» Stated exercise:
Determine the number of lines containing the word "this", and state that figure alone.

— start of Given entries —

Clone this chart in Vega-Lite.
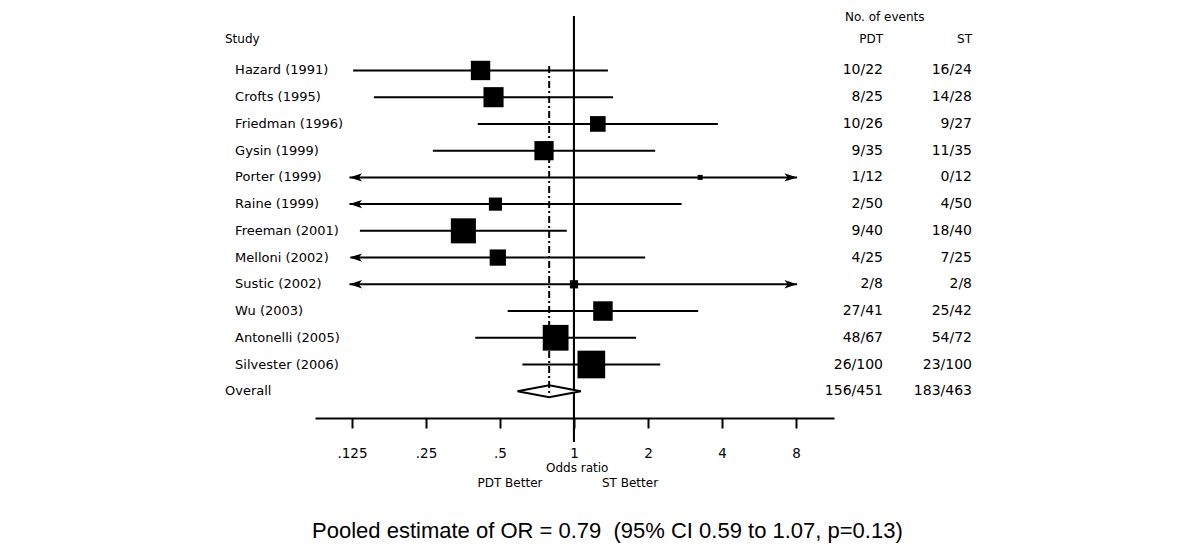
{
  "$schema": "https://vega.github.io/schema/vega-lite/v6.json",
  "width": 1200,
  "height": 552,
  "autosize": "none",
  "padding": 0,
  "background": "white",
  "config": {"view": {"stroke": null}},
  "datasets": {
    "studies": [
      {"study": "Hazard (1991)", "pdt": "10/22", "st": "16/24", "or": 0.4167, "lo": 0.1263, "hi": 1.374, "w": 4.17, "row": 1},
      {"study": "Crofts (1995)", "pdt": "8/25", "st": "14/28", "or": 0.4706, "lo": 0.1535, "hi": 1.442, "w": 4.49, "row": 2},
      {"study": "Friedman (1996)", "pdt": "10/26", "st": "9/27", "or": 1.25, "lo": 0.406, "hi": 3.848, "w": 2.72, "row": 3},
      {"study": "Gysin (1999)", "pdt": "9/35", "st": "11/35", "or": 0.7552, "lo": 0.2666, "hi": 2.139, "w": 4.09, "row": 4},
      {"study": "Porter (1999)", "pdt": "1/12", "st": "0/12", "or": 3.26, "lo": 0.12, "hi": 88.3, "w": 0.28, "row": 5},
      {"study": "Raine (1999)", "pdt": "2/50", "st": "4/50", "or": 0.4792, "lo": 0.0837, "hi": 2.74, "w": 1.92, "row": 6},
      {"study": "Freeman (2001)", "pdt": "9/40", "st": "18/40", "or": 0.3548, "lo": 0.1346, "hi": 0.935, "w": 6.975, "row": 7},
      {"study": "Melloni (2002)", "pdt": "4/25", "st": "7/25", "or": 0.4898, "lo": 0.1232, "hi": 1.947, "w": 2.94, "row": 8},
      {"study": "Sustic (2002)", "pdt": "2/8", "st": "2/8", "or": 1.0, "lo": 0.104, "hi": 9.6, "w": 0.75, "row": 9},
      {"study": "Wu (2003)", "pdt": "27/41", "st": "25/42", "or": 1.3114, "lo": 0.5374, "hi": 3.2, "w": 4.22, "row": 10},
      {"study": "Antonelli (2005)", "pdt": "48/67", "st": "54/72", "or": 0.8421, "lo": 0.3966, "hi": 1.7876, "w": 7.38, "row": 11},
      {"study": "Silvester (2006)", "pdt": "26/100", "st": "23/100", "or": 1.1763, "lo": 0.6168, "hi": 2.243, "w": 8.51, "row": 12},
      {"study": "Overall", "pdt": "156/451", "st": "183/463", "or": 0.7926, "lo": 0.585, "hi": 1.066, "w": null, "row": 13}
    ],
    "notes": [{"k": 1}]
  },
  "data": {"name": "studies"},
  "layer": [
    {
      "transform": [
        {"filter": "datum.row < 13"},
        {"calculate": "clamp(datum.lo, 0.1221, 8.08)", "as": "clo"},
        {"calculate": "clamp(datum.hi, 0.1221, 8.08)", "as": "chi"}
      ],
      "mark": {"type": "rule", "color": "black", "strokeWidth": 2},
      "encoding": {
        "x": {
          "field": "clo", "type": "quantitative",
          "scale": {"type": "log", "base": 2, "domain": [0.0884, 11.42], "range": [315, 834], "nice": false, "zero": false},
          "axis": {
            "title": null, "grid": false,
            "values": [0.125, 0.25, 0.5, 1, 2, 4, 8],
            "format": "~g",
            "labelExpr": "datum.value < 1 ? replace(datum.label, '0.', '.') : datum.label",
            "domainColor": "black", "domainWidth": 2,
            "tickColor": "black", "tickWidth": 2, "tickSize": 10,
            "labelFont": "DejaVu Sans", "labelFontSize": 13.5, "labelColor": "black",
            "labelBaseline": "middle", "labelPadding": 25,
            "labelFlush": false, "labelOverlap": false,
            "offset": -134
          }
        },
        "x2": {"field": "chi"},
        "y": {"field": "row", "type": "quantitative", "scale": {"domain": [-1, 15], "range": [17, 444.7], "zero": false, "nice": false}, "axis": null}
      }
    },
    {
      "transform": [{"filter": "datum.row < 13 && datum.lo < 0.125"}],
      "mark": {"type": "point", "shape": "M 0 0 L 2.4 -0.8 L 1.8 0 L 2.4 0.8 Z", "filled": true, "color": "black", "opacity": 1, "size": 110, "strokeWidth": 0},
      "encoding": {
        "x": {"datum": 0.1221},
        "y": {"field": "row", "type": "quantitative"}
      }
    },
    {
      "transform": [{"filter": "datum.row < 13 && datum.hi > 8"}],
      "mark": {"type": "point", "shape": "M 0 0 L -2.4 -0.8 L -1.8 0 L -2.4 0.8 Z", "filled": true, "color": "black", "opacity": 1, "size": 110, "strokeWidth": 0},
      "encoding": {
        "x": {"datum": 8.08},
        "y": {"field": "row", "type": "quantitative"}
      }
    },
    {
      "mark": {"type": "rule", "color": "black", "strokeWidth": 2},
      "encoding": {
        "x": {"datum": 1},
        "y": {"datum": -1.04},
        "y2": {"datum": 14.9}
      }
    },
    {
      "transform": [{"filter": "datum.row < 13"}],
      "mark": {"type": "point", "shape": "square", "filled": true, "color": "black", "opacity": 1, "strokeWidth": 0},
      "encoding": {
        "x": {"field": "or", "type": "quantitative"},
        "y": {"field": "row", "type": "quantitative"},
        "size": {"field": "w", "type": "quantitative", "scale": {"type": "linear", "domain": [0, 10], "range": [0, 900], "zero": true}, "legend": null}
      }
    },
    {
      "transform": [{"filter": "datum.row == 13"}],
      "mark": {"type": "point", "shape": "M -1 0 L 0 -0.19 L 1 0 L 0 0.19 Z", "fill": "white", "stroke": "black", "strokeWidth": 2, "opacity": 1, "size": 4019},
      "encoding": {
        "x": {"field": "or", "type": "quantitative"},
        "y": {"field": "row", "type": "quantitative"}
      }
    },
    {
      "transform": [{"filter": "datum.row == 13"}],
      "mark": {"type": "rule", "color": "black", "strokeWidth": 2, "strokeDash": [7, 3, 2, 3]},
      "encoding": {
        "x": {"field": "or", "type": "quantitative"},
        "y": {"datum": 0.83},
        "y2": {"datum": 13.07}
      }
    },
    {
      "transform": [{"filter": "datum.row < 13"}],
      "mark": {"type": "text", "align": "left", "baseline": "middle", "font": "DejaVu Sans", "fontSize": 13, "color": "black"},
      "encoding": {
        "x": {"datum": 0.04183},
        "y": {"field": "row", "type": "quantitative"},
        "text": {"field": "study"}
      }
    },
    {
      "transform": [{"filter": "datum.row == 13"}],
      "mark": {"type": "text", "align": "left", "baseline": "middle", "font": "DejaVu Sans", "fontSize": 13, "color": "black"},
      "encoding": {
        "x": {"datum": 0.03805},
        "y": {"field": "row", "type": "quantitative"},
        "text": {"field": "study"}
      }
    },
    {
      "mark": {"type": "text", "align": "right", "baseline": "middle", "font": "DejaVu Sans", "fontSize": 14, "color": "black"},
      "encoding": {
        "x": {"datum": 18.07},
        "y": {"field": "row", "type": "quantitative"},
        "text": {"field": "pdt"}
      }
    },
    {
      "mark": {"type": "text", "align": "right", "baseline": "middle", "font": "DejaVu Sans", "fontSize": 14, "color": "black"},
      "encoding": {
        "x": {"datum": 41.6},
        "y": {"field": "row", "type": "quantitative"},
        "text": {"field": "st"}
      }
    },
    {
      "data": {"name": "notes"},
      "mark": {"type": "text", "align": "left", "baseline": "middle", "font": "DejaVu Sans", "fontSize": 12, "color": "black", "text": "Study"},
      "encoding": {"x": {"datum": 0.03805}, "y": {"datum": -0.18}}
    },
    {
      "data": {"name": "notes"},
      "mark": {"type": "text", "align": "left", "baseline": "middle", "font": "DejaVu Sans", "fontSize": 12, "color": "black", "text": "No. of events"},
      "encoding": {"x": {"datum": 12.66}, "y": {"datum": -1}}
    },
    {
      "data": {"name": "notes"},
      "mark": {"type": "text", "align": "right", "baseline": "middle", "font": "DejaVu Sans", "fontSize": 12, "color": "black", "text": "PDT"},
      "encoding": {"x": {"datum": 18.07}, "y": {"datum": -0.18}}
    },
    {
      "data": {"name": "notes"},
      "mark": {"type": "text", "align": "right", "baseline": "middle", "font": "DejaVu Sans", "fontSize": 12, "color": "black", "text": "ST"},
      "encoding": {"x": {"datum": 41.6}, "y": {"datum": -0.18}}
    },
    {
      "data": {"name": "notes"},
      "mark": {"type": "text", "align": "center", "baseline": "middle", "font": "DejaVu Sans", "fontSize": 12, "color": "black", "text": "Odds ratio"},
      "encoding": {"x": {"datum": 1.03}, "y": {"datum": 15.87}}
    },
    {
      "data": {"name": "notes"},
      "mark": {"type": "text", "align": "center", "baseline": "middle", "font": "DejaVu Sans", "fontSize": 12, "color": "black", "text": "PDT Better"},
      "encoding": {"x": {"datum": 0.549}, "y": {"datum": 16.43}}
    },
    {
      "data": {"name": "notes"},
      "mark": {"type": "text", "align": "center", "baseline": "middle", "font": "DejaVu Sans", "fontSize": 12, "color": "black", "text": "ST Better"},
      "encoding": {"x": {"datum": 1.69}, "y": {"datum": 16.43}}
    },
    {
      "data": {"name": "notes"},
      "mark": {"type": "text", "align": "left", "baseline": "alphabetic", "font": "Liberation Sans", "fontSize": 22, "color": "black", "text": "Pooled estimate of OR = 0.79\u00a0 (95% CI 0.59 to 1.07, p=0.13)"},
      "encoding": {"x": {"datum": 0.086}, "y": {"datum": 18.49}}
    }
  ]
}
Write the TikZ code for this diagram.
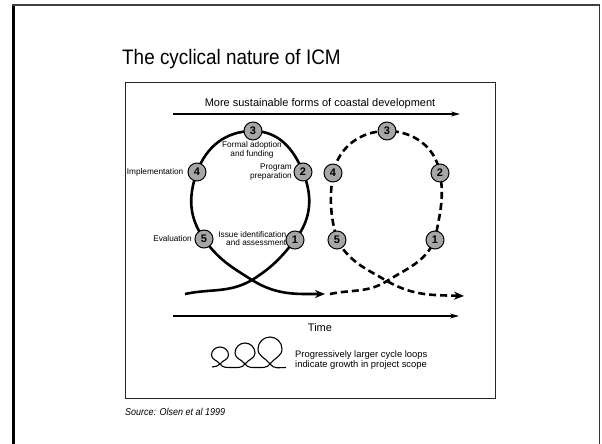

— end of Given entries —

» Full solution:
2